▶ _SUPPLIED DATA_:
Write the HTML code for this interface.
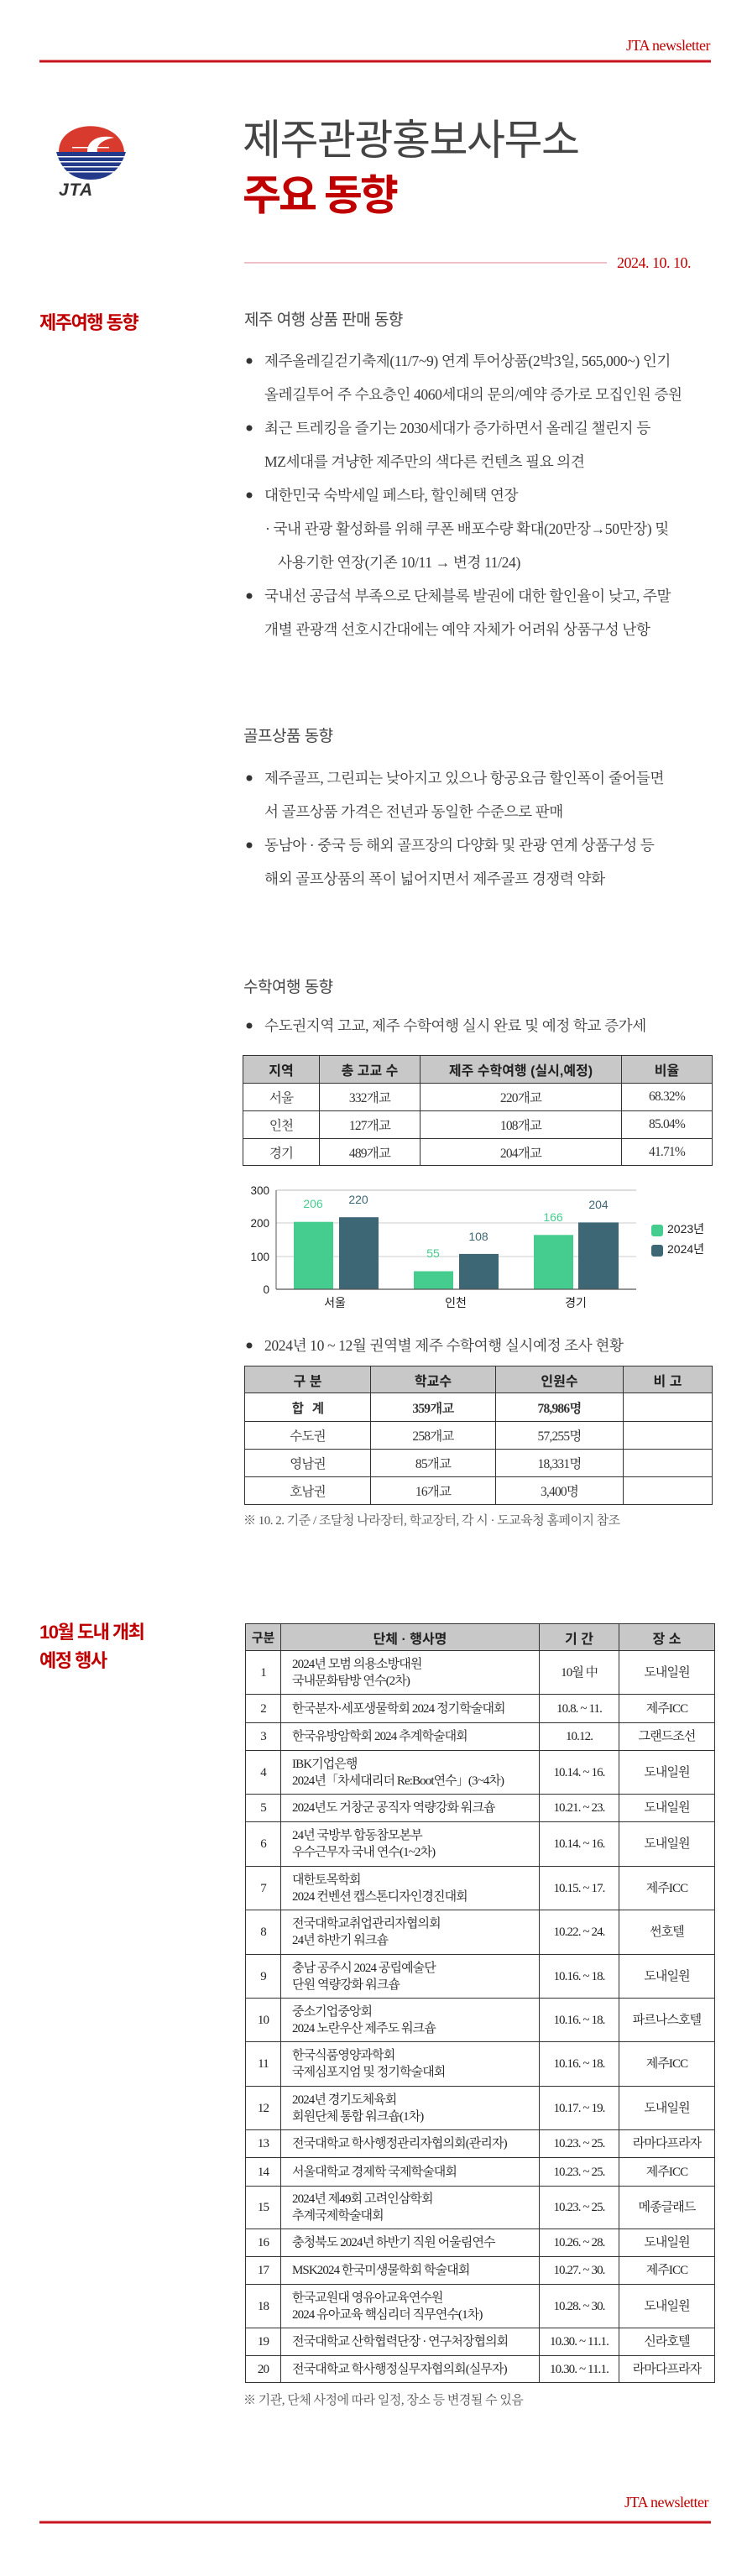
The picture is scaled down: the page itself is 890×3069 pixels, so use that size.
<!DOCTYPE html>
<html><head><meta charset="utf-8">
<style>
*{margin:0;padding:0;box-sizing:border-box}
body{width:890px;height:3069px;position:relative;background:#fff;overflow:hidden;
font-family:"Liberation Serif","Noto Serif CJK KR","Noto Serif CJK SC",serif;color:#333}
.a{position:absolute;white-space:nowrap}
.sans{font-family:"Liberation Sans","Noto Sans CJK KR",sans-serif}
.serif{font-family:"Liberation Serif","Noto Serif CJK KR","Noto Serif CJK SC",serif}
.red{color:#c00000}
.h2{font-family:"Liberation Sans","Noto Sans CJK KR",sans-serif;font-size:19px;color:#444;letter-spacing:-0.5px;line-height:24px}
.sec{font-family:"Liberation Sans","Noto Sans CJK KR",sans-serif;font-size:22px;font-weight:bold;color:#c00000;letter-spacing:-1.5px;line-height:28px}
.bl{font-size:17.6px;line-height:40px;color:#3a3a3a;letter-spacing:-0.4px}
table{position:absolute;border-collapse:collapse;table-layout:fixed}
td,th{border:1.5px solid #333;text-align:center;vertical-align:middle;padding:0;overflow:hidden;white-space:nowrap}
th{background:#c8c8c8;font-family:"Liberation Sans","Noto Sans CJK KR",sans-serif;font-weight:bold;font-size:16px;color:#222}
.t1 td{font-size:15.5px;letter-spacing:-0.8px}
.ev td{font-size:15px;letter-spacing:-0.9px;line-height:20px;color:#222}
.ev td.l{text-align:left;padding-left:13px}
</style></head><body>

<svg class="a" style="left:0;top:0" width="890" height="3069" viewBox="0 0 890 3069">
  <rect x="47" y="71.5" width="800" height="3" fill="#c8141e"/>
  <g>
    <path d="M70,181 C70,140 145,140 148,181 Z" fill="#d83a2e"/>
    <path d="M104,181 C104,166 120,160 136,164 C124,166 114,172 116,181 Z" fill="#fff"/>
    <path d="M67,181 L150,181 Q140,214 108,214 Q76,214 67,181 Z" fill="#233a8a"/>
    <rect x="86" y="175" width="44" height="1.5" fill="#fff"/>
    <rect x="68" y="186" width="82" height="1.5" fill="#fff"/>
    <rect x="70" y="192" width="78" height="1.5" fill="#fff"/>
    <rect x="74" y="198" width="70" height="1.5" fill="#fff"/>
    <rect x="80" y="204" width="58" height="1.5" fill="#fff"/>
  </g>
  <rect x="291" y="312" width="432" height="2" fill="#f0c0c8"/>
  <g fill="#333">
    <circle cx="297" cy="430" r="3.5"/><circle cx="297" cy="510" r="3.5"/>
    <circle cx="297" cy="590" r="3.5"/><circle cx="297" cy="710" r="3.5"/>
    <circle cx="297" cy="927" r="3.5"/><circle cx="297" cy="1007" r="3.5"/>
    <circle cx="297" cy="1222" r="3.5"/><circle cx="297" cy="1603" r="3.5"/>
  </g>
  <g>
    <line x1="329" y1="1418" x2="758" y2="1418" stroke="#bbb" stroke-width="1"/>
    <line x1="329" y1="1457" x2="758" y2="1457" stroke="#ccc" stroke-width="1"/>
    <line x1="329" y1="1497" x2="758" y2="1497" stroke="#ccc" stroke-width="1"/>
    <line x1="329" y1="1418" x2="329" y2="1536" stroke="#555" stroke-width="1"/>
    <rect x="350" y="1455.7" width="47" height="80.3" fill="#45cc8f"/>
    <rect x="404" y="1450.2" width="47" height="85.8" fill="#3d6775"/>
    <rect x="493" y="1514.5" width="47" height="21.5" fill="#45cc8f"/>
    <rect x="547" y="1493.9" width="47" height="42.1" fill="#3d6775"/>
    <rect x="636" y="1471.3" width="47" height="64.7" fill="#45cc8f"/>
    <rect x="689" y="1456.4" width="48" height="79.6" fill="#3d6775"/>
    <line x1="329" y1="1536" x2="758" y2="1536" stroke="#555" stroke-width="1.2"/>
    <rect x="776" y="1459" width="14" height="14" rx="3" fill="#45cc8f"/>
    <rect x="776" y="1483" width="14" height="14" rx="3" fill="#3d6775"/>
  </g>
  <g font-family="Liberation Sans, Noto Sans CJK KR, sans-serif" font-size="14" text-anchor="middle">
    <text x="373" y="1439" fill="#45cc8f">206</text>
    <text x="427" y="1434" fill="#3d6775">220</text>
    <text x="516" y="1498" fill="#45cc8f">55</text>
    <text x="570" y="1478" fill="#3d6775">108</text>
    <text x="659" y="1455" fill="#45cc8f">166</text>
    <text x="713" y="1440" fill="#3d6775">204</text>
  </g>
  <g font-family="Liberation Sans, Noto Sans CJK KR, sans-serif" font-size="13.5" fill="#222" text-anchor="end">
    <text x="321" y="1423">300</text>
    <text x="321" y="1462">200</text>
    <text x="321" y="1502">100</text>
    <text x="321" y="1541">0</text>
  </g>
  <g font-family="Liberation Sans, Noto Sans CJK KR, sans-serif" font-size="14" fill="#222" text-anchor="middle">
    <text x="399" y="1557">서울</text>
    <text x="543" y="1557">인천</text>
    <text x="686" y="1557">경기</text>
  </g>
  <g font-family="Liberation Sans, Noto Sans CJK KR, sans-serif" font-size="14" fill="#222">
    <text x="795" y="1469">2023년</text>
    <text x="795" y="1493">2024년</text>
  </g>
  <rect x="47" y="3003.5" width="800" height="3" fill="#c8141e"/>
</svg>

<div class="a serif red" style="right:44px;top:44px;font-size:18px;line-height:20px;letter-spacing:-0.5px">JTA newsletter</div>
<div class="a sans" style="left:70px;top:216px;font-size:21px;font-weight:bold;font-style:italic;color:#333;letter-spacing:1px;line-height:22px">JTA</div>

<div class="a sans" style="left:289px;top:136px;font-size:50px;line-height:62px;color:#444;letter-spacing:-1.5px">제주관광홍보사무소</div>
<div class="a sans red" style="left:289px;top:202px;font-size:50px;line-height:62px;font-weight:bold;letter-spacing:-3px">주요 동향</div>
<div class="a serif red" style="left:735px;top:303px;font-size:18px;line-height:20px;letter-spacing:-0.5px">2024. 10. 10.</div>

<div class="a sec" style="left:47px;top:371px">제주여행 동향</div>
<div class="a h2" style="left:291px;top:370px">제주 여행 상품 판매 동향</div>
<div class="a bl" style="left:315px;top:410px">제주올레길걷기축제(11/7~9) 연계 투어상품(2박3일, 565,000~) 인기</div>
<div class="a bl" style="left:315px;top:450px">올레길투어 주 수요층인 4060세대의 문의/예약 증가로 모집인원 증원</div>
<div class="a bl" style="left:315px;top:490px">최근 트레킹을 즐기는 2030세대가 증가하면서 올레길 챌린지 등</div>
<div class="a bl" style="left:315px;top:530px">MZ세대를 겨냥한 제주만의 색다른 컨텐츠 필요 의견</div>
<div class="a bl" style="left:315px;top:570px">대한민국 숙박세일 페스타, 할인혜택 연장</div>
<div class="a bl" style="left:316px;top:610px">· 국내 관광 활성화를 위해 쿠폰 배포수량 확대(20만장→50만장) 및</div>
<div class="a bl" style="left:331px;top:650px">사용기한 연장(기존 10/11 → 변경 11/24)</div>
<div class="a bl" style="left:315px;top:690px">국내선 공급석 부족으로 단체블록 발권에 대한 할인율이 낮고, 주말</div>
<div class="a bl" style="left:315px;top:730px">개별 관광객 선호시간대에는 예약 자체가 어려워 상품구성 난항</div>

<div class="a h2" style="left:290px;top:866px">골프상품 동향</div>
<div class="a bl" style="left:315px;top:907px">제주골프, 그린피는 낮아지고 있으나 항공요금 할인폭이 줄어들면</div>
<div class="a bl" style="left:315px;top:947px">서 골프상품 가격은 전년과 동일한 수준으로 판매</div>
<div class="a bl" style="left:315px;top:987px">동남아 · 중국 등 해외 골프장의 다양화 및 관광 연계 상품구성 등</div>
<div class="a bl" style="left:315px;top:1027px">해외 골프상품의 폭이 넓어지면서 제주골프 경쟁력 약화</div>

<div class="a h2" style="left:290px;top:1165px">수학여행 동향</div>
<div class="a bl" style="left:315px;top:1202px">수도권지역 고교, 제주 수학여행 실시 완료 및 예정 학교 증가세</div>

<table class="t1" style="left:289px;top:1257px;width:559px">
<colgroup><col style="width:91px"><col style="width:120px"><col style="width:240px"><col style="width:108px"></colgroup>
<tr style="height:33px"><th>지역</th><th>총 고교 수</th><th>제주 수학여행 (실시,예정)</th><th>비율</th></tr>
<tr style="height:33px"><td>서울</td><td>332개교</td><td>220개교</td><td>68.32%</td></tr>
<tr style="height:33px"><td>인천</td><td>127개교</td><td>108개교</td><td>85.04%</td></tr>
<tr style="height:32px"><td>경기</td><td>489개교</td><td>204개교</td><td>41.71%</td></tr>
</table>

<div class="a bl" style="left:315px;top:1583px">2024년 10 ~ 12월 권역별 제주 수학여행 실시예정 조사 현황</div>

<table class="t1" style="left:291px;top:1627px;width:557px">
<colgroup><col style="width:150px"><col style="width:149px"><col style="width:152px"><col style="width:106px"></colgroup>
<tr style="height:32px"><th>구 분</th><th>학교수</th><th>인원수</th><th>비 고</th></tr>
<tr style="height:34px"><td class="sans" style="font-weight:bold">합&nbsp;&nbsp;&nbsp;계</td><td style="font-weight:bold">359개교</td><td style="font-weight:bold">78,986명</td><td></td></tr>
<tr style="height:33px"><td>수도권</td><td>258개교</td><td>57,255명</td><td></td></tr>
<tr style="height:33px"><td>영남권</td><td>85개교</td><td>18,331명</td><td></td></tr>
<tr style="height:33px"><td>호남권</td><td>16개교</td><td>3,400명</td><td></td></tr>
</table>
<div class="a" style="left:290px;top:1802px;font-size:15px;line-height:20px;color:#555;letter-spacing:-0.5px">※ 10. 2. 기준 / 조달청 나라장터, 학교장터, 각 시 · 도교육청 홈페이지 참조</div>

<div class="a sec" style="left:47px;top:1931px">10월 도내 개최</div>
<div class="a sec" style="left:47px;top:1965px">예정 행사</div>

<table class="ev" style="left:292px;top:1934px;width:559px">
<colgroup><col style="width:42px"><col style="width:308px"><col style="width:95px"><col style="width:114px"></colgroup>
<tr style="height:32px"><th style="font-size:15px">구분</th><th>단체 · 행사명</th><th>기 간</th><th>장 소</th></tr>
<tr style="height:52px"><td>1</td><td class="l">2024년 모범 의용소방대원<br>국내문화탐방 연수(2차)</td><td>10월 中</td><td>도내일원</td></tr>
<tr style="height:34px"><td>2</td><td class="l">한국분자·세포생물학회 2024 정기학술대회</td><td>10.8. ~ 11.</td><td>제주ICC</td></tr>
<tr style="height:33px"><td>3</td><td class="l">한국유방암학회 2024 추계학술대회</td><td>10.12.</td><td>그랜드조선</td></tr>
<tr style="height:52px"><td>4</td><td class="l">IBK기업은행<br>2024년「차세대리더 Re:Boot연수」(3~4차)</td><td>10.14. ~ 16.</td><td>도내일원</td></tr>
<tr style="height:33px"><td>5</td><td class="l">2024년도 거창군 공직자 역량강화 워크숍</td><td>10.21. ~ 23.</td><td>도내일원</td></tr>
<tr style="height:53px"><td>6</td><td class="l">24년 국방부 합동참모본부<br>우수근무자 국내 연수(1~2차)</td><td>10.14. ~ 16.</td><td>도내일원</td></tr>
<tr style="height:52px"><td>7</td><td class="l">대한토목학회<br>2024 컨벤션 캡스톤디자인경진대회</td><td>10.15. ~ 17.</td><td>제주ICC</td></tr>
<tr style="height:53px"><td>8</td><td class="l">전국대학교취업관리자협의회<br>24년 하반기 워크숍</td><td>10.22. ~ 24.</td><td>썬호텔</td></tr>
<tr style="height:52px"><td>9</td><td class="l">충남 공주시 2024 공립예술단<br>단원 역량강화 워크숍</td><td>10.16. ~ 18.</td><td>도내일원</td></tr>
<tr style="height:52px"><td>10</td><td class="l">중소기업중앙회<br>2024 노란우산 제주도 워크숍</td><td>10.16. ~ 18.</td><td>파르나스호텔</td></tr>
<tr style="height:53px"><td>11</td><td class="l">한국식품영양과학회<br>국제심포지엄 및 정기학술대회</td><td>10.16. ~ 18.</td><td>제주ICC</td></tr>
<tr style="height:52px"><td>12</td><td class="l">2024년 경기도체육회<br>회원단체 통합 워크숍(1차)</td><td>10.17. ~ 19.</td><td>도내일원</td></tr>
<tr style="height:33px"><td>13</td><td class="l">전국대학교 학사행정관리자협의회(관리자)</td><td>10.23. ~ 25.</td><td>라마다프라자</td></tr>
<tr style="height:34px"><td>14</td><td class="l">서울대학교 경제학 국제학술대회</td><td>10.23. ~ 25.</td><td>제주ICC</td></tr>
<tr style="height:51px"><td>15</td><td class="l">2024년 제49회 고려인삼학회<br>추계국제학술대회</td><td>10.23. ~ 25.</td><td>메종글래드</td></tr>
<tr style="height:33px"><td>16</td><td class="l">충청북도 2024년 하반기 직원 어울림연수</td><td>10.26. ~ 28.</td><td>도내일원</td></tr>
<tr style="height:33px"><td>17</td><td class="l">MSK2024 한국미생물학회 학술대회</td><td>10.27. ~ 30.</td><td>제주ICC</td></tr>
<tr style="height:52px"><td>18</td><td class="l">한국교원대 영유아교육연수원<br>2024 유아교육 핵심리더 직무연수(1차)</td><td>10.28. ~ 30.</td><td>도내일원</td></tr>
<tr style="height:33px"><td>19</td><td class="l">전국대학교 산학협력단장 · 연구처장협의회</td><td>10.30. ~ 11.1.</td><td>신라호텔</td></tr>
<tr style="height:32px"><td>20</td><td class="l">전국대학교 학사행정실무자협의회(실무자)</td><td>10.30. ~ 11.1.</td><td>라마다프라자</td></tr>
</table>
<div class="a" style="left:290px;top:2850px;font-size:15px;line-height:20px;color:#555;letter-spacing:-0.5px">※ 기관, 단체 사정에 따라 일정, 장소 등 변경될 수 있음</div>

<div class="a serif red" style="right:46px;top:2971px;font-size:18px;line-height:20px;letter-spacing:-0.5px">JTA newsletter</div>
</body></html>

▶ _SET TASK_: Restate exactly, please, only the lines between the start of the data and the line containing "</style></head><body>", both ends included, skipping the pictures.

▶ _THE COMPLETED TASK_:
Write the HTML code for this interface.
The picture is scaled down: the page itself is 890×3069 pixels, so use that size.
<!DOCTYPE html>
<html><head><meta charset="utf-8">
<style>
*{margin:0;padding:0;box-sizing:border-box}
body{width:890px;height:3069px;position:relative;background:#fff;overflow:hidden;
font-family:"Liberation Serif","Noto Serif CJK KR","Noto Serif CJK SC",serif;color:#333}
.a{position:absolute;white-space:nowrap}
.sans{font-family:"Liberation Sans","Noto Sans CJK KR",sans-serif}
.serif{font-family:"Liberation Serif","Noto Serif CJK KR","Noto Serif CJK SC",serif}
.red{color:#c00000}
.h2{font-family:"Liberation Sans","Noto Sans CJK KR",sans-serif;font-size:19px;color:#444;letter-spacing:-0.5px;line-height:24px}
.sec{font-family:"Liberation Sans","Noto Sans CJK KR",sans-serif;font-size:22px;font-weight:bold;color:#c00000;letter-spacing:-1.5px;line-height:28px}
.bl{font-size:17.6px;line-height:40px;color:#3a3a3a;letter-spacing:-0.4px}
table{position:absolute;border-collapse:collapse;table-layout:fixed}
td,th{border:1.5px solid #333;text-align:center;vertical-align:middle;padding:0;overflow:hidden;white-space:nowrap}
th{background:#c8c8c8;font-family:"Liberation Sans","Noto Sans CJK KR",sans-serif;font-weight:bold;font-size:16px;color:#222}
.t1 td{font-size:15.5px;letter-spacing:-0.8px}
.ev td{font-size:15px;letter-spacing:-0.9px;line-height:20px;color:#222}
.ev td.l{text-align:left;padding-left:13px}
</style></head><body>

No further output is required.